___ MATERIAL PROVIDED

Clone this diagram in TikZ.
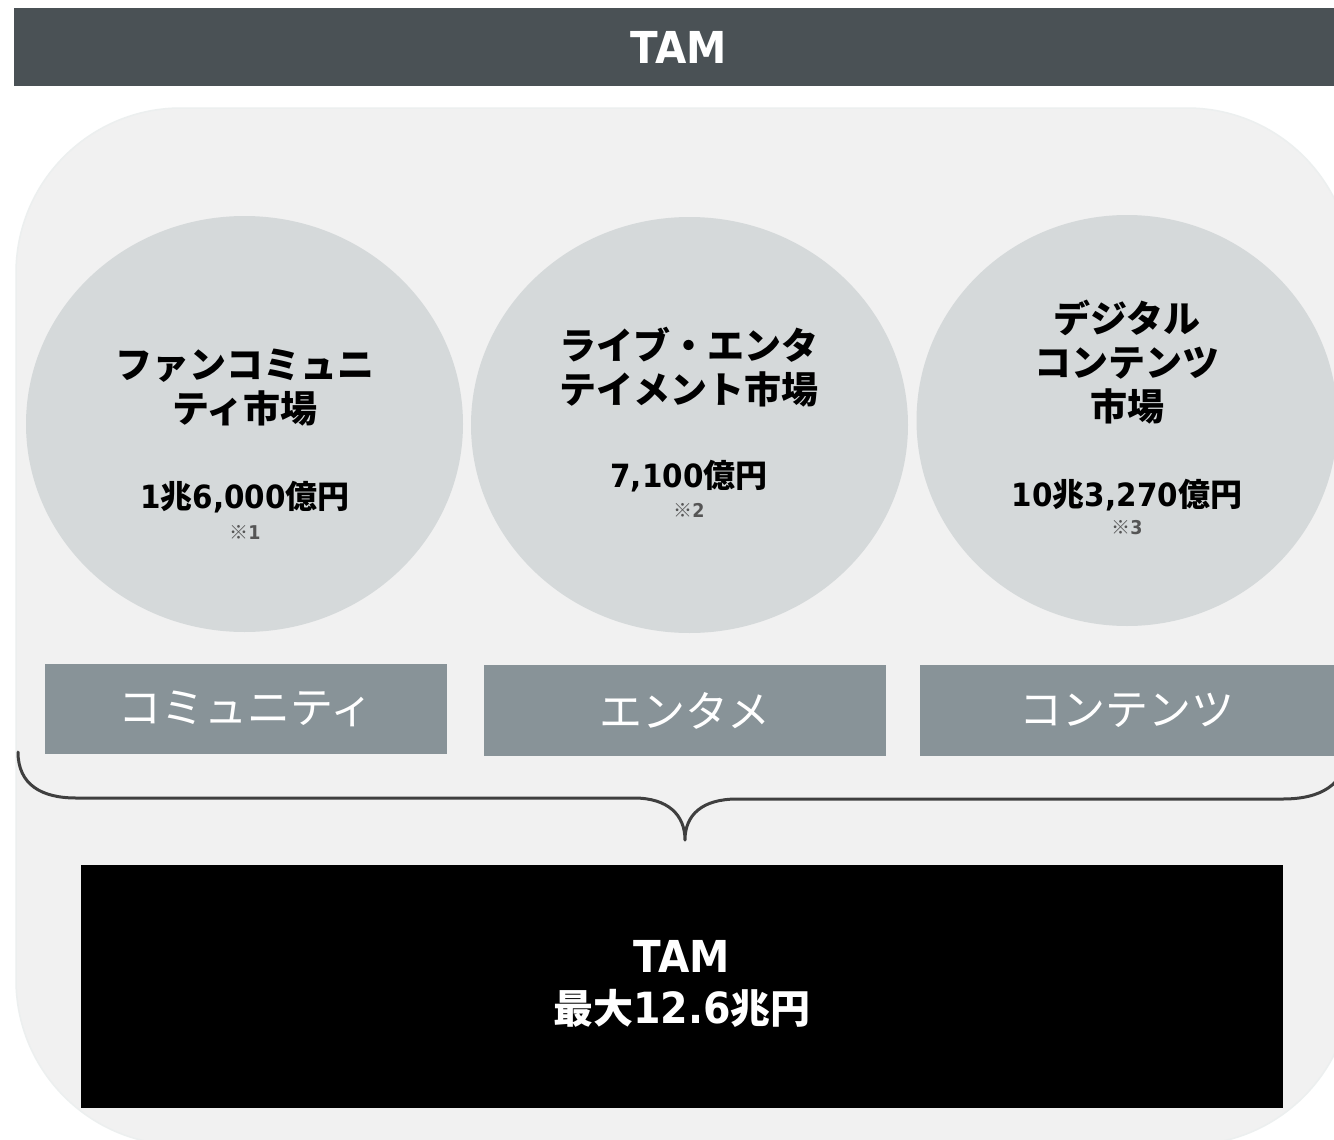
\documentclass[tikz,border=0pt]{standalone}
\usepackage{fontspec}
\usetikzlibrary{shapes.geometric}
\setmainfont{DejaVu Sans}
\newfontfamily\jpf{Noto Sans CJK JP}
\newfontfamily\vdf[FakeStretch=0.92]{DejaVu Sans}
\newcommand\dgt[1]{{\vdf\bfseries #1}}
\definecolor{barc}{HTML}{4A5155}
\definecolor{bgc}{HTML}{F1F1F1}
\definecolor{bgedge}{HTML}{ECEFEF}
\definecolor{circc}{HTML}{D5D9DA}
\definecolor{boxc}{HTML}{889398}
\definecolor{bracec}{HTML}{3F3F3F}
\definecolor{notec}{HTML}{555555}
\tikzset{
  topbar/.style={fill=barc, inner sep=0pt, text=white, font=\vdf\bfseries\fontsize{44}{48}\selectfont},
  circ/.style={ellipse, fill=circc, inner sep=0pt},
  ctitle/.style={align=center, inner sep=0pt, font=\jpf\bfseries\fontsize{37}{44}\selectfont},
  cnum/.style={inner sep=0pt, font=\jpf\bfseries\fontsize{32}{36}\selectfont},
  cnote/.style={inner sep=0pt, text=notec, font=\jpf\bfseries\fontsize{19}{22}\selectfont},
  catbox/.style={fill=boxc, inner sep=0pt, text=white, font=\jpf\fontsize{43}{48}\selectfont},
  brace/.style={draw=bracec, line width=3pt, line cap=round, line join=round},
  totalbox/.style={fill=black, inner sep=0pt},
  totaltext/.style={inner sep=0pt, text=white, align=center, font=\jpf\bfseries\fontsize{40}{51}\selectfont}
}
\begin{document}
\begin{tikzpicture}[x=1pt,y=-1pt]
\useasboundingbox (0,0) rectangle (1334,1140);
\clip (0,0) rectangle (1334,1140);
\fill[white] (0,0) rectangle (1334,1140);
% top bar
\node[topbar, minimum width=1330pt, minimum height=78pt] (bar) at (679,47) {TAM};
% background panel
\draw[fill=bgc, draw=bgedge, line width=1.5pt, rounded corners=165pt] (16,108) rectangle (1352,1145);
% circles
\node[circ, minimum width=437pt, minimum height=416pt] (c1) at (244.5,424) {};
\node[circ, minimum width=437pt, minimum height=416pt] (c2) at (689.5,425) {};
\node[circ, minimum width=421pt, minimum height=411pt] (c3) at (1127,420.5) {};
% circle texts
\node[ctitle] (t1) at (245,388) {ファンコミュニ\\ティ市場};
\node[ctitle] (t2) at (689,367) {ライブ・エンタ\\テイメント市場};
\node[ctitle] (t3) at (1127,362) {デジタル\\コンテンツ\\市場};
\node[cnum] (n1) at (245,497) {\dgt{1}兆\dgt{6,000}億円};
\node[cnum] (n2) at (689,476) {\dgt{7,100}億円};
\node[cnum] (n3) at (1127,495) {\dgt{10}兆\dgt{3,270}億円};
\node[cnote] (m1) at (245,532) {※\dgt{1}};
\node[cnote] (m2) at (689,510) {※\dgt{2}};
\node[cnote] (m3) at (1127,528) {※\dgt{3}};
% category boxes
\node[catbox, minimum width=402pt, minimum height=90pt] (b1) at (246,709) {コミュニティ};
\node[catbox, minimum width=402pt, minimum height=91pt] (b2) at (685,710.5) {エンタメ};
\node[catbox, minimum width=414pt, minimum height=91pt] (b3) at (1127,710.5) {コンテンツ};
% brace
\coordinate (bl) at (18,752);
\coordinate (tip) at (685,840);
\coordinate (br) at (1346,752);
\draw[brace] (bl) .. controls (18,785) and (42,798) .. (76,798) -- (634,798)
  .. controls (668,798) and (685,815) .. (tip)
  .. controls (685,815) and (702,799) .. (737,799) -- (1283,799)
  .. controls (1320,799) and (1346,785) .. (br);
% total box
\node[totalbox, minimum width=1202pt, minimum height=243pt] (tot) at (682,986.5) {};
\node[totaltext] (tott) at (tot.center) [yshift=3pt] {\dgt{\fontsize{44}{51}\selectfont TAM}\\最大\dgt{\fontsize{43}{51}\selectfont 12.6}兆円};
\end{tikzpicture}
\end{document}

______

Could you repeat all of the material exactly? Pictures should not be copied.

ANSWER FOR THIS EXERCISE »
Clone this diagram in TikZ.
\documentclass[tikz,border=0pt]{standalone}
\usepackage{fontspec}
\usetikzlibrary{shapes.geometric}
\setmainfont{DejaVu Sans}
\newfontfamily\jpf{Noto Sans CJK JP}
\newfontfamily\vdf[FakeStretch=0.92]{DejaVu Sans}
\newcommand\dgt[1]{{\vdf\bfseries #1}}
\definecolor{barc}{HTML}{4A5155}
\definecolor{bgc}{HTML}{F1F1F1}
\definecolor{bgedge}{HTML}{ECEFEF}
\definecolor{circc}{HTML}{D5D9DA}
\definecolor{boxc}{HTML}{889398}
\definecolor{bracec}{HTML}{3F3F3F}
\definecolor{notec}{HTML}{555555}
\tikzset{
  topbar/.style={fill=barc, inner sep=0pt, text=white, font=\vdf\bfseries\fontsize{44}{48}\selectfont},
  circ/.style={ellipse, fill=circc, inner sep=0pt},
  ctitle/.style={align=center, inner sep=0pt, font=\jpf\bfseries\fontsize{37}{44}\selectfont},
  cnum/.style={inner sep=0pt, font=\jpf\bfseries\fontsize{32}{36}\selectfont},
  cnote/.style={inner sep=0pt, text=notec, font=\jpf\bfseries\fontsize{19}{22}\selectfont},
  catbox/.style={fill=boxc, inner sep=0pt, text=white, font=\jpf\fontsize{43}{48}\selectfont},
  brace/.style={draw=bracec, line width=3pt, line cap=round, line join=round},
  totalbox/.style={fill=black, inner sep=0pt},
  totaltext/.style={inner sep=0pt, text=white, align=center, font=\jpf\bfseries\fontsize{40}{51}\selectfont}
}
\begin{document}
\begin{tikzpicture}[x=1pt,y=-1pt]
\useasboundingbox (0,0) rectangle (1334,1140);
\clip (0,0) rectangle (1334,1140);
\fill[white] (0,0) rectangle (1334,1140);
% top bar
\node[topbar, minimum width=1330pt, minimum height=78pt] (bar) at (679,47) {TAM};
% background panel
\draw[fill=bgc, draw=bgedge, line width=1.5pt, rounded corners=165pt] (16,108) rectangle (1352,1145);
% circles
\node[circ, minimum width=437pt, minimum height=416pt] (c1) at (244.5,424) {};
\node[circ, minimum width=437pt, minimum height=416pt] (c2) at (689.5,425) {};
\node[circ, minimum width=421pt, minimum height=411pt] (c3) at (1127,420.5) {};
% circle texts
\node[ctitle] (t1) at (245,388) {ファンコミュニ\\ティ市場};
\node[ctitle] (t2) at (689,367) {ライブ・エンタ\\テイメント市場};
\node[ctitle] (t3) at (1127,362) {デジタル\\コンテンツ\\市場};
\node[cnum] (n1) at (245,497) {\dgt{1}兆\dgt{6,000}億円};
\node[cnum] (n2) at (689,476) {\dgt{7,100}億円};
\node[cnum] (n3) at (1127,495) {\dgt{10}兆\dgt{3,270}億円};
\node[cnote] (m1) at (245,532) {※\dgt{1}};
\node[cnote] (m2) at (689,510) {※\dgt{2}};
\node[cnote] (m3) at (1127,528) {※\dgt{3}};
% category boxes
\node[catbox, minimum width=402pt, minimum height=90pt] (b1) at (246,709) {コミュニティ};
\node[catbox, minimum width=402pt, minimum height=91pt] (b2) at (685,710.5) {エンタメ};
\node[catbox, minimum width=414pt, minimum height=91pt] (b3) at (1127,710.5) {コンテンツ};
% brace
\coordinate (bl) at (18,752);
\coordinate (tip) at (685,840);
\coordinate (br) at (1346,752);
\draw[brace] (bl) .. controls (18,785) and (42,798) .. (76,798) -- (634,798)
  .. controls (668,798) and (685,815) .. (tip)
  .. controls (685,815) and (702,799) .. (737,799) -- (1283,799)
  .. controls (1320,799) and (1346,785) .. (br);
% total box
\node[totalbox, minimum width=1202pt, minimum height=243pt] (tot) at (682,986.5) {};
\node[totaltext] (tott) at (tot.center) [yshift=3pt] {\dgt{\fontsize{44}{51}\selectfont TAM}\\最大\dgt{\fontsize{43}{51}\selectfont 12.6}兆円};
\end{tikzpicture}
\end{document}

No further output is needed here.